A very worthy endeavour. You going in chronological order? (Be sure to let Laura know what you think. I'm curious, too - though I've read only The Intuitionist, Apex Hides the Hurt, Zone One, and half of John Henry Days for the novels - have not cracked the recent two - and The Colossus of New York.)

Thanks to everyone for bothering to check in and sticking around. People will apparently still read a blog even when the writer doesn't really watch much of the games (as was the case for the final two months).

wallythe24 said...

Allan ,

Normally when I find a new author it's chronological. As his books aren't difficult to find it's not a problem. I'll let you know what I think.



Straddling the Border said...

Thanks Allan, for the great baseball insights and entertainment all summer long.

Paul Hickman said...


As always Many Thanks & you still have the Passion so don't say otherwise !!!!!

Be GLAD you lived those obsession years, I know I am

I know exactly what you mean & feel somewhat the same

Once upon a time I had half a dozen serious obsessions & now they have dwindled with age & a change in perspective & winning !!!!! As you & many said somewhere back in October 2004. the Sox were now Winners & that changed everything & it did & it had to & you couldn't stop it - not that you wanted to !

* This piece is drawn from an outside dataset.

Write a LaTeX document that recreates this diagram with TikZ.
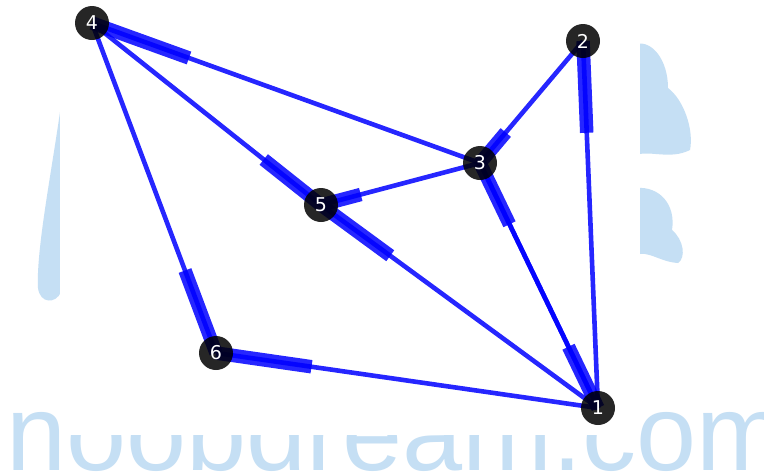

In many ways I reflect back on it as like an eternal youth ..... for a while. A few years where anything & everything seemed possible & I certainly hadn't had that feeling since I was a teenager in the early 1980s

Passion & Joy can be cruel mistresses, in the end, maybe you lose something with the former & gain something with the latter ? I always felt it was something of a Don Quixote tradeoff, years of passion gave heartbreak & pain & all sorts ...... But the moments of joy are like a constant replay of wonder in your head .... And maybe, if you are lucky gave you it all back & more ?

So in short, I think of it as being thankful for "living" Sox History when we did - just imagine what it would be like to have died in 2003 !!!!! Or to have been born in 2003 & not know any different than the Red Sox are winners

The "winners" in life are not those with the most money or anything else ..... but those with the best memories - the only things you can truly call your own & hopefully they will last as long as you ...... Maybe ?

Cheers Paul

P.S. now let's hope Minn or Hous ? can beat the MFY & I fancy the Dodgers to win
the Trophy of Sticks ..... Maybe ?

betterthanthealternative said...

Allan, thanks again as usual. A bright spot anytime you do some commentary or research.
I went to the Nats game last night (live in DC) and am reminded of the unique joy of sports fans when a team that habitually loses and/or underperforms in big moments, wins one, and dramatically. The stadium was nuts.